In this paper, since we do not know the pattern of our workload, we have chosen some of the types of ARIMA models that are commonly encountered. For a time series that is stationary and autocorrelated, a possible model for it is a first-order autoregressive model. On the other hand, if the time series is not stationary, the simplest possible model for it is a random walk model. However, if the errors of a random walk model are autocorrelated, perhaps a differenced first-order autoregressive model may be more suitable. [45] presents a detailed explanation of these models.

7 Conclusions and future works

In this paper, we have designed, implemented and open-sourcedFootnote 2 OnlineElastMan, which is an “out-of-the-box” elasticity controller for distributed storage systems. It includes a self-training multi-dimensional performance model to alleviate model training efforts and provide better provision accuracy, a self-tuning prediction module to adjust the prediction to various workload patterns, and an elasticity controller to calculate and carry out the scaling decisions by analyzing the inputs from the performance model and the prediction module. The evaluation results of OnlineElastMan on Cassandra show that OnlineElastMan is able to provision a Cassandra cluster efficiently and effectively with respect to the percentile latency SLO in the showcase experiment.

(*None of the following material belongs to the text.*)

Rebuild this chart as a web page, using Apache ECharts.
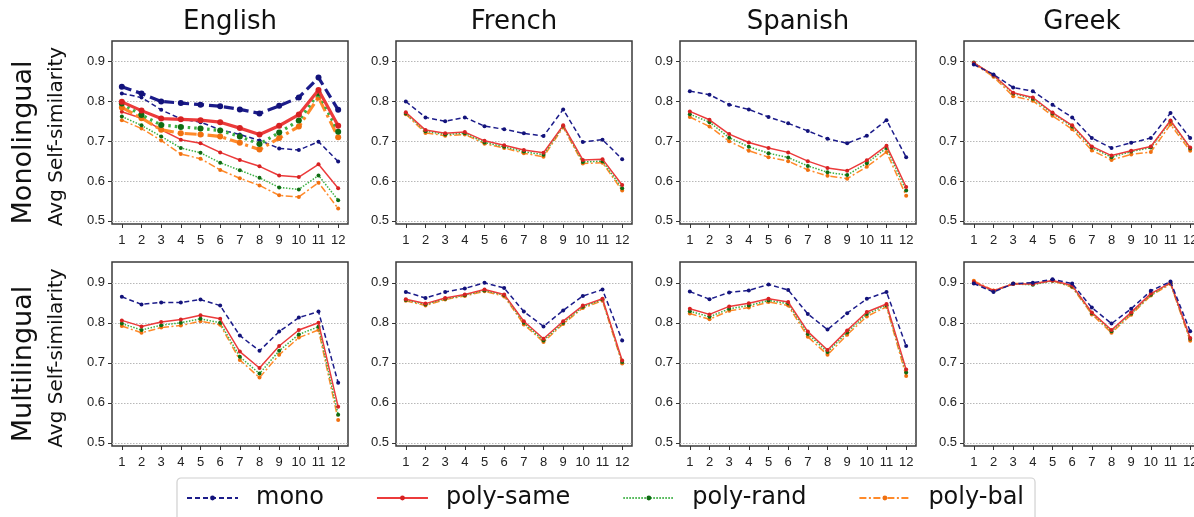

For future work, the OnlineElastMan framework can be extended in two directions. First, it would be useful to extend the control model of OnlineElastMan with comprehensive metrics, e.g., CPU utilization, network statistics, disk I/Os, etc. Second, OnlineElastMan is essentially stateless. States are only preserved and used in the prediction and model training modules, which can be generated/trained during runtime. Thus, it is not difficult to decentralize OnlineElastMan for better scalability and fault tolerance.